Every day Eritrean refugees in Tigray grapple with hunger, illness, and terror and there is no sign of end to the debacle.  And for many refugees who were able to escape the dire situation at the refugee camps in Tigray they feel they were abandoned by the international communities.

At times it is hard to distinguish between the aid staff and individuals from the regional government who visit the camps says Tecklit.  Aid staff in UN vehicles will pay refuges a visit , conduct interview, promising solution and report the situation to the international communities. Seldom do we hear back from the UN staff and living condition of refugees deteriorates further, and much worse, Tecklit recalls staff from Tigray administration will visit the camp and ask them to hold demonstrations along Tigrians but not independently. “We keep informing them that we are refugees, and we don’t want to get involved in politics. We did told we would rather  organize our own demonstration for refugees only.

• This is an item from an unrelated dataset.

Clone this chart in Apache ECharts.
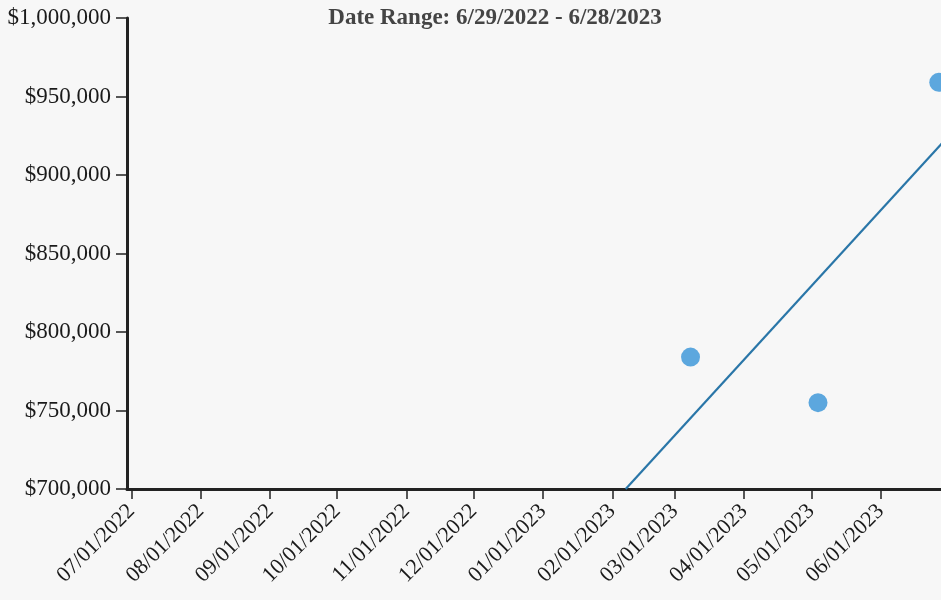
<!DOCTYPE html>
<html>
<head>
<meta charset="utf-8">
<script src="https://cdn.jsdelivr.net/npm/echarts@6/dist/echarts.min.js"></script>
<style>
  html, body { margin: 0; padding: 0; background: #f7f7f7; }
  #chart { width: 941px; height: 600px; }
</style>
</head>
<body>
<div id="chart"></div>
<script>
// sale points (date, price)
var pointDates = ['2023-03-08', '2023-05-04', '2023-06-27'];
var pointValues = [784000, 755000, 959000];
// trend line ends
var trendDates = ['2023-02-07', '2023-06-29'];
var trendValues = [700000, 921000];
// month tick labels
var tickDates = ['2022-07-01', '2022-08-01', '2022-09-01', '2022-10-01', '2022-11-01', '2022-12-01',
  '2023-01-01', '2023-02-01', '2023-03-01', '2023-04-01', '2023-05-01', '2023-06-01'];

function ts(s) {
  var p = s.split('-');
  return Date.UTC(+p[0], +p[1] - 1, +p[2]);
}
function pad(n) { return n < 10 ? '0' + n : '' + n; }

var tickTs = tickDates.map(ts);
var scatterData = pointDates.map(function (d, i) { return [ts(d), pointValues[i]]; });
var trendData = trendDates.map(function (d, i) { return [ts(d), trendValues[i]]; });

const chart = echarts.init(document.getElementById('chart'));
var option = {
  backgroundColor: '#f7f7f7',
  animation: false,
  title: {
    text: 'Date Range: 6/29/2022 - 6/28/2023',
    left: 490,
    top: 2,
    textAlign: 'center',
    textStyle: {
      fontFamily: 'Liberation Serif',
      fontWeight: 'bold',
      fontSize: 23,
      color: '#444'
    }
  },
  grid: {
    left: 127,
    right: -1,
    top: 18,
    bottom: 111,
    containLabel: false
  },
  xAxis: {
    type: 'value',
    min: ts('2022-06-29'),
    max: ts('2023-06-28'),
    axisLine: { show: true, lineStyle: { color: '#222', width: 3 } },
    axisTick: {
      show: true,
      length: 10,
      lineStyle: { color: '#222', width: 1.5 },
      customValues: tickTs
    },
    splitLine: { show: false },
    axisLabel: {
      customValues: tickTs,
      rotate: 45,
      margin: 19,
      fontFamily: 'Liberation Serif',
      fontSize: 22,
      color: '#1a1a1a',
      formatter: function (v) {
        var d = new Date(v);
        return pad(d.getUTCMonth() + 1) + '/' + pad(d.getUTCDate()) + '/' + d.getUTCFullYear();
      }
    }
  },
  yAxis: {
    type: 'value',
    min: 700000,
    max: 1000000,
    interval: 50000,
    axisLine: { show: true, lineStyle: { color: '#222', width: 3 } },
    axisTick: { show: true, length: 11, lineStyle: { color: '#222', width: 1.5 } },
    splitLine: { show: false },
    axisLabel: {
      margin: 16,
      fontFamily: 'Liberation Serif',
      fontSize: 23,
      color: '#1a1a1a',
      formatter: function (v) {
        return '$' + v.toLocaleString('en-US');
      }
    }
  },
  series: [{
    name: 'trend',
    type: 'line',
    data: trendData,
    symbol: 'none',
    clip: true,
    lineStyle: { color: '#2a76a8', width: 2.2 },
    z: 2
  }, {
    name: 'sales',
    type: 'scatter',
    data: scatterData,
    symbolSize: 19,
    clip: false,
    itemStyle: { color: '#5ca7de', opacity: 1 },
    z: 3
  }]
};
chart.setOption(option);
</script>
</body>
</html>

And I left the camp while this confrontation was going on.” he added.

Finding themselves at a crossfire, beyond the fear of violence, Eritrean refugees in Tigray have to deal with trauma involving rape of Eritrean women refugees said Tecklit . “Armed men would take our sisters from the camp and drop them late hours at night. Some of the women will scream helplessly gripped with fear. Sometimes women are left unconscious in dark alley.”

Constant fear, with no food, clean water and no more cloths left to sell for food, Tecklit and three others,  made it to Dabat camp in Amhara region.  It took them 4-5 days, walking at nights to avoid being caught by TDF.

If caught running away in search of a safe place, prison and harsh conditions awaits Eritrean refugees. As some are savagely beaten with sticks and transported to detention area, they also face verbal abuse. “ You shouldn’t have brough them here. You should have killed them on the spot” Tecklit  recalls the words of armed prison guards when 11 Eritrean refugees were caught and brough to the prison during his visit  – his friend was caught earlier trying to make it to safety.

This might be a story of those who survived the escape from refugee camps in Tigray and made it to safer refugee camp in Ethiopia. But their dangerous journey also uncovers the untold story of the many Eritrean refugees who vanished and are missing trying to reach a safe place. “We saw many identification cards scattered everywhere in the path.” Said Tecklit.

According to UN reports from last year, there are at least 20,000 refugees missing from camps in Tigray region. Despite news of peace talks, the civil war is still on. TDF has launched offensive attack in Afar region. People are dying, innocent civilians affected and caught in this prolonged crossfire, Eritrean refugees’ plight is getting worse with no hope in sight, their horrors continue.